What total compensation components should supply chain managers negotiate beyond base salary?
When base salary hits a band ceiling, shifting to signing bonuses, performance reviews, hybrid flexibility, and equity often unlocks more value for supply chain managers.
Supply chain managers at mid-to-senior levels frequently encounter fixed salary bands that limit base pay flexibility. Knowing which levers are available before drafting your email changes how you structure the ask.
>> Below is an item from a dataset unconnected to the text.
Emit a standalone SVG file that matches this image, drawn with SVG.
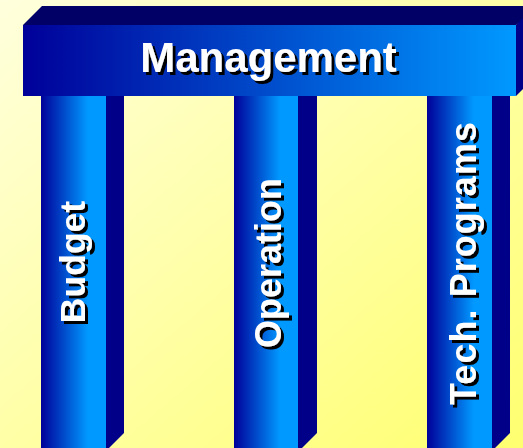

Common alternatives include signing bonuses that bridge a salary gap without permanently raising the band, earlier performance reviews (at six months instead of twelve) that set a clear timeline for revisiting base pay, and remote or hybrid work allowances that carry real financial value when converted to commuting cost savings.
Equity or profit-sharing is increasingly common in corporate supply chain roles at mid-to-large employers. If your target employer uses annual performance bonuses tied to supply chain metrics such as cost savings percentages or on-time delivery rates, negotiating a higher bonus target percentage can be more valuable than a base salary increase over a multi-year horizon. The strongest negotiation emails for supply chain managers propose two or three alternative structures, giving the employer options to say yes to rather than a single take-it-or-leave-it ask.
How can supply chain managers quantify their value when preparing a salary negotiation email?
Converting vendor savings, inventory reductions, and lead time improvements into dollar figures is the foundation of a credible supply chain salary negotiation.
The most common barrier to effective supply chain salary negotiation is the inability to put a dollar figure on work that primarily saves money rather than generates revenue. The solution is to build a rough cost-savings audit before writing your email. Identify two or three operational wins from the past 12 to 24 months: vendor renegotiations that reduced annual spend, inventory optimization that freed working capital, or lead time improvements that reduced expediting costs. Even conservative estimates carry weight when framed with transparent methodology.
Pair your quantified wins with verified market salary data to build a two-part case. The first part argues you are below market rate for someone with your credentials and experience. The second part argues your track record justifies the higher end of that range. This structure gives the employer a market-rate anchor and a performance-based rationale simultaneously, which is a far stronger position than either argument alone. Supply chain managers who combine both elements in a well-structured email tend to open more productive negotiations.